I smiled and walked on. Then, stopped to make a note of his very Twainian comment.
So, it’s here. The day has arrived. March 18, 2016 marks the 150th anniversary of Mark Twain’s arrival in Hawai‘i. I’m probably the only person in the world marking the occasion. Except for the handful of people I’ve told over the past few days, I don’t think anyone else even knows. There is no parade through Waikiki, closing down Kalakaua Avenue, the main drag. Not like yesterday for St. Patrick’s Day. There is no mayoral proclamation of March 18 as, “Mark Twain Day”
And that’s fine with me. I like keeping the secret as I walk Waikiki Beach.
We all know that 150 years could not have passed without change. So, yes, the place looks a little different. A lot different. But believe it or not, some things still remain.
There’s Diamond Head. Earlier this week, I sat in its shadow and talked about its magnificence with journalist and author Denby Fawcett, whose most recent book recounts the history of Hawai‘i’s famed landmark.
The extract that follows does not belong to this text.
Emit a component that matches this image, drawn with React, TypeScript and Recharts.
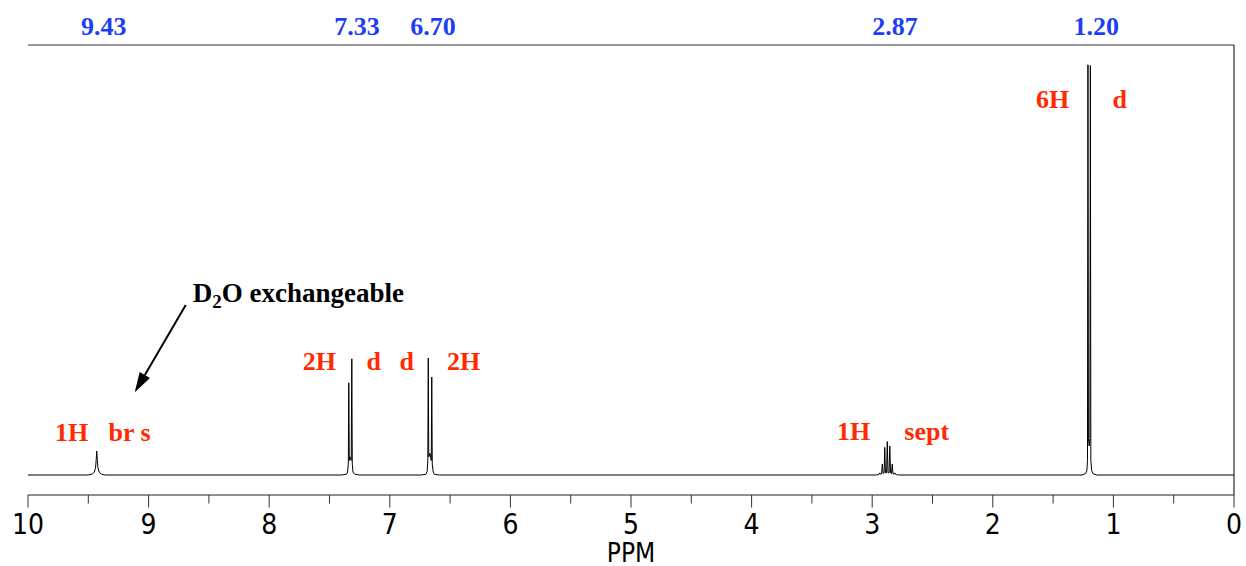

There’s Nu`uanu Pali, site of a famous battle and the loss of a great many warriors’ lives. Believe it or not, talk of a tunnel through the mountain started as far back as 1852, some fourteen years before Twain’s arrival. But it would take more than 100 years before an actual tunnel would connect Honolulu with Kailua and Kaneohe on the Windward side of O‘ahu. I met with author Van James at the ruins of a nearby palace built in 1847 as a summer home for King Kamehameha III. Based on this note in one of Twain’s extant notebooks, he may have walked the grounds: “Rode out this morning to palace of late King Kam IV, in Nuuana [sic] Valley—very fine grounds.”
There’s the Royal Mausoleum at Mauna `Ala. During the time of Twain’s visit, he witnessed the extended outpouring of grief from the Hawaiian community after the death of Princess Kamamalu, and he followed her elaborate funeral procession to her final resting place. I’ll visit Mauna `Ala today.
Of course, the people Twain met while he was here are long dead. But there are still some descendants around. I met one. His great, great, great aunt sat on Twain’s lap as a child. Twain tugged her ears and made her recite nursery rhymes. And when Twain got to telling his own stories, they were so laced with profanity that the little girl’s parents stuffed her ears with cotton.
Twain’s closest friend from Hawai‘i may have been a missionary man, strange at that may sound. At the time, Twain was a bachelor. In San Francisco, he led a bit of a raucous life. But in Honolulu, he befriended a chaplain. They got along so well that when Twain published a collection of essays a year later, he sent “Father Damon” a copy. A decade later, when another book of essays was published, Twain sent Father Damon a copy of that one, too. One of which, as of 1947, was still among the library left by the tolerant missionary.
I’m trying to find that book. Plus, I’m going to make a visit to Father Damon’s grave today, and maybe he’ll tell me everything I don’t know about why I feel the need to Track Twain around Hawaii. What I do know is that 150 years ago today, Mark Twain’s life changed forevermore.
We all have days like that. We all have vices, too.